Keri Hulme, in The Bone People, uses her prologue to introduce her main characters, but very cryptically. You know you’ll have to go back and re-read it, once you figure out what’s going on.
Danielle Wood’s The Alphabet of Light and Dark introduces her protagonist as a child, seventeen years before the story begins, and her second main character as a young man three years before the story begins. At this stage we have no idea whether they know each other. Some of the expectation, therefore, is about when and how they’ll encounter each other story and what will be the result.
Prologue-Epilogue frame – start with events that occur after the story has finished
David Malouf’s Johnno starts with a Prologue in which the narrator is going through his father’s effects after his death. The narrator finds a photograph, which triggers memories of his friend Johnno. The story proper explores the history of that relationship. What sucks me in on the first page is the situation – a man describing his father, his father’s death, his own reaction. It’s a situation at once so common and so unique, of course I care and of course I want to read more about it.
Beginning at the beginning – origin stories
Annie Proulx’ Accordion Crimes begins with an unnamed instrument-maker creating the accordion of the title. What grabs me is the close focalisation, the instrument-maker’s intense concentration and passion, and the rich vivid sensory depiction of details. The lacquer on the instrument is “gleaming like wet sap”. The maker is someone who hears harmonies “in the groan of hinges”. The promise of this opening is that the writer has constructed her story with the same fanatical care and attention to detail as the instrument-maker creating the accordion, with which we are about to pass a hundred years.
Terry Pratchett’s Jingo, of course, starts with a character who has a silly name, doing something intricately pointless but exquisitely linguistically funny. Solid Jackson is fishing for Curious Squid, “so called because, as well as being squid, they were curious”. Okay, I’m hooked.

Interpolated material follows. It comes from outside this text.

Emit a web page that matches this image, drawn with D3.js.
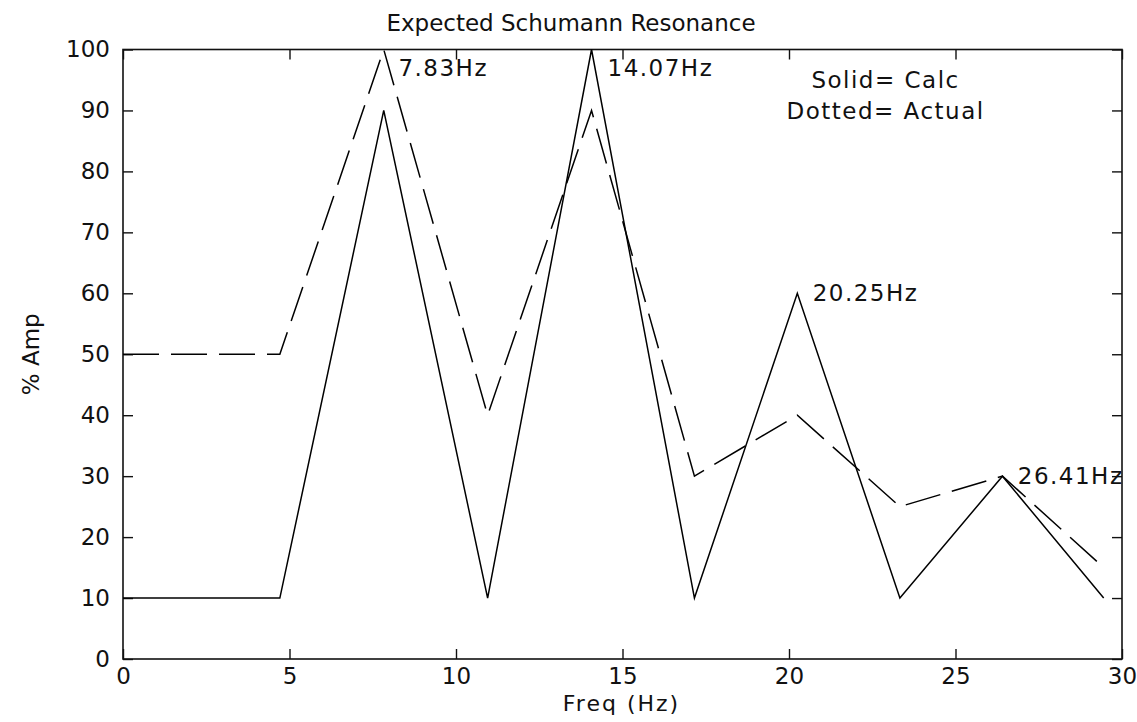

Anansi Boys, by Neil Gaiman, begins with a “sublime to ridiculous” first page. There’s a kind of Biblical invocation, in which all of creation is sung into existence, before the narrator tells us chattily “There are other things you can do with songs. They do not only make worlds or recreate existence. Fat Charlie Nancy’s father, for example, was simply using them to have what he hoped and expected would be a marvellous night out”. Of course, as well as being slightly and pleasantly confused, we are now intensely curious about both Fat Charlie Nancy and his father.
A powerful emotion
William Golding’s The Spire opens with the protagonist laughing for joy – out loud, immoderately, and in the face of his companion’s misgivings. The imagery is also startling and initially confusing – “God the Father was exploding in his face with a glory of sunlight through painted glass”. We read on, gathering up the hints as the author drops them, desperate to know why a Dean in his cathedral just before Matins can’t help laughing uproariously with excitement. So it’s not just the expressed emotion that grabs us, but curiosity about its cause.

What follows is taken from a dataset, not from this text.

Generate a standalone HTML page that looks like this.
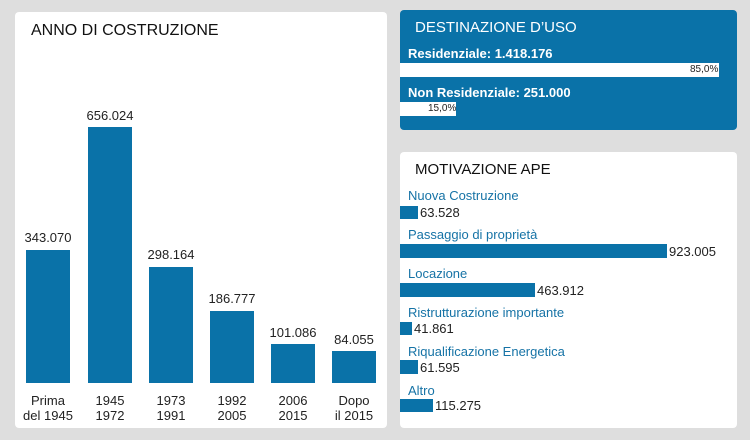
<!DOCTYPE html>
<html><head><meta charset="utf-8"><style>
body{margin:0;width:750px;height:440px;background:#dedede;position:relative;overflow:hidden;font-family:"Liberation Sans",sans-serif;}
.p{position:absolute;border-radius:4px;}
.t{position:absolute;white-space:nowrap;}
.b{position:absolute;background:#0a72a8;}
.v{position:absolute;font-size:13px;color:#222;text-align:center;width:70px;}
.c{position:absolute;font-size:13px;color:#222;text-align:center;width:70px;line-height:15px;top:393px;}
.l{position:absolute;left:408px;font-size:13px;color:#1673a6;}
.n{position:absolute;font-size:13px;color:#222;}
</style></head><body>
<div class="p" style="left:15px;top:12px;width:372px;height:416px;background:#fff"></div>
<div class="t" style="left:31px;top:22px;font-size:16px;color:#111">ANNO DI COSTRUZIONE</div>
<div class="b" style="left:26px;top:250px;width:44px;height:133px"></div>
<div class="b" style="left:88px;top:127px;width:44px;height:256px"></div>
<div class="b" style="left:149px;top:267px;width:44px;height:116px"></div>
<div class="b" style="left:210px;top:311px;width:44px;height:72px"></div>
<div class="b" style="left:271px;top:344px;width:44px;height:39px"></div>
<div class="b" style="left:332px;top:351px;width:44px;height:32px"></div>
<div class="v" style="left:13px;top:230px">343.070</div>
<div class="v" style="left:75px;top:108px">656.024</div>
<div class="v" style="left:136px;top:247px">298.164</div>
<div class="v" style="left:197px;top:291px">186.777</div>
<div class="v" style="left:258px;top:325px">101.086</div>
<div class="v" style="left:319px;top:332px">84.055</div>
<div class="c" style="left:13px">Prima<br>del 1945</div>
<div class="c" style="left:75px">1945<br>1972</div>
<div class="c" style="left:136px">1973<br>1991</div>
<div class="c" style="left:197px">1992<br>2005</div>
<div class="c" style="left:258px">2006<br>2015</div>
<div class="c" style="left:319px">Dopo<br>il 2015</div>

<div class="p" style="left:400px;top:10px;width:337px;height:120px;background:#0a72a8"></div>
<div class="t" style="left:415px;top:19px;font-size:15px;color:#fff">DESTINAZIONE D’USO</div>
<div class="t" style="left:408px;top:46px;font-size:13px;color:#fff;font-weight:bold">Residenziale: 1.418.176</div>
<div style="position:absolute;left:400px;top:63px;width:319px;height:14px;background:#fff"></div>
<div class="t" style="left:690px;top:64px;font-size:10px;color:#222">85,0%</div>
<div class="t" style="left:408px;top:85px;font-size:13px;color:#fff;font-weight:bold">Non Residenziale: 251.000</div>
<div style="position:absolute;left:400px;top:102px;width:56px;height:14px;background:#fff"></div>
<div class="t" style="left:428px;top:103px;font-size:10px;color:#222">15,0%</div>

<div class="p" style="left:400px;top:152px;width:337px;height:276px;background:#fff"></div>
<div class="t" style="left:415px;top:161px;font-size:15px;color:#111">MOTIVAZIONE APE</div>
<div class="l" style="top:188px">Nuova Costruzione</div>
<div class="b" style="left:400px;top:206px;width:18px;height:13px"></div><div class="n" style="left:420px;top:205px">63.528</div>
<div class="l" style="top:227px">Passaggio di proprietà</div>
<div class="b" style="left:400px;top:244px;width:267px;height:14px"></div><div class="n" style="left:669px;top:244px">923.005</div>
<div class="l" style="top:266px">Locazione</div>
<div class="b" style="left:400px;top:283px;width:135px;height:14px"></div><div class="n" style="left:537px;top:283px">463.912</div>
<div class="l" style="top:305px">Ristrutturazione importante</div>
<div class="b" style="left:400px;top:322px;width:12px;height:13px"></div><div class="n" style="left:414px;top:321px">41.861</div>
<div class="l" style="top:344px">Riqualificazione Energetica</div>
<div class="b" style="left:400px;top:360px;width:18px;height:14px"></div><div class="n" style="left:420px;top:360px">61.595</div>
<div class="l" style="top:383px">Altro</div>
<div class="b" style="left:400px;top:399px;width:33px;height:13px"></div><div class="n" style="left:435px;top:398px">115.275</div>
</body></html>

Tim Winton’s Breath begins with the first person narrator in an ambulance; he’s a paramedic rushing to an emergency, lights flashing and sirens blaring. As if that wasn’t exciting enough, he’s in a conflict with the young woman who’s driving, and we know we’re going to hear more about that. Grabbed. Cloudstreet is different – it’s more like The Spire, with lyricism and joyful energy sucking us in first. But the sense of imminent danger cuts in very quickly too – someone is rushing towards the river, someone who shouldn’t be. In Cloudstreet we know we won’t find out till the end what happens to this person – and that’s a lot of reading! – but the language and the characters are going to take us there.
Northern Lights, by Philip Pullman, starts with someone sneaking around trying not to get caught. We’re told that she’s accompanied by her daemon, and we quickly realise she’s a child. Yes, I want to know what she’s up to. The single word “daemon” alerts me to the fact that she’s not in my world – from the start I’m working hard to compare and contrast her world with mine, reach some comprehension of her world in time and space as I know it. She’s grabbed me.
Wuthering Heights begins with an interesting juxtaposition – a first-person narrator jauntily describing himself as a misanthrope and rejoicing that he has come to live in such a bleak, unpeopled corner of England. He immediately embroils himself in an edgy social encounter with his landlord, Heathcliff, “a man who seemed even more exaggeratedly reserved than myself”. There’s a delightful energy about Lockwood’s determination to inflict his company on Heathcliff, who so patently doesn’t want it, that we read on to see what will fall out.
Begin with dialogue
Another technique, recommended by Craig Bolland from the School of Creative Writing at QUT, is beginning with dialogue. I didn’t find an example in my random book-snatching, but I think it’s a good way to hook the reader straight into the relationship between two characters.
A writing exercise? Write the opening paragraphs of your next ten stories (hypothetically!) Each opening paragraph should aim to use a different technique for “grabbing” the reader:
1. A sneak peak of the story’s climax, which is yet to come
2. An event that occurs before the main story begins, and promises to influence the main story
3. An event that occurs after the main story ends, and promises to be meaningful once the main story has been told
4. Begin the story “starting at the very beginning”, with a strong sense that this moment will have far-reaching effects
5. Start with humour
6. Start with a strong emotion
7. Start with instant drama/trouble/conflict, through which we are introduced to the characters
8. Start with an intriguing character
9. Begin with dialogue
10. Start with something that is consciously none of the above – maybe a piece of scene-setting. How can you “grab” the reader through this opening? What can you promise her, how can you intrigue her, what can you do to make her want to keep reading?
Good luck – let me know how you get on!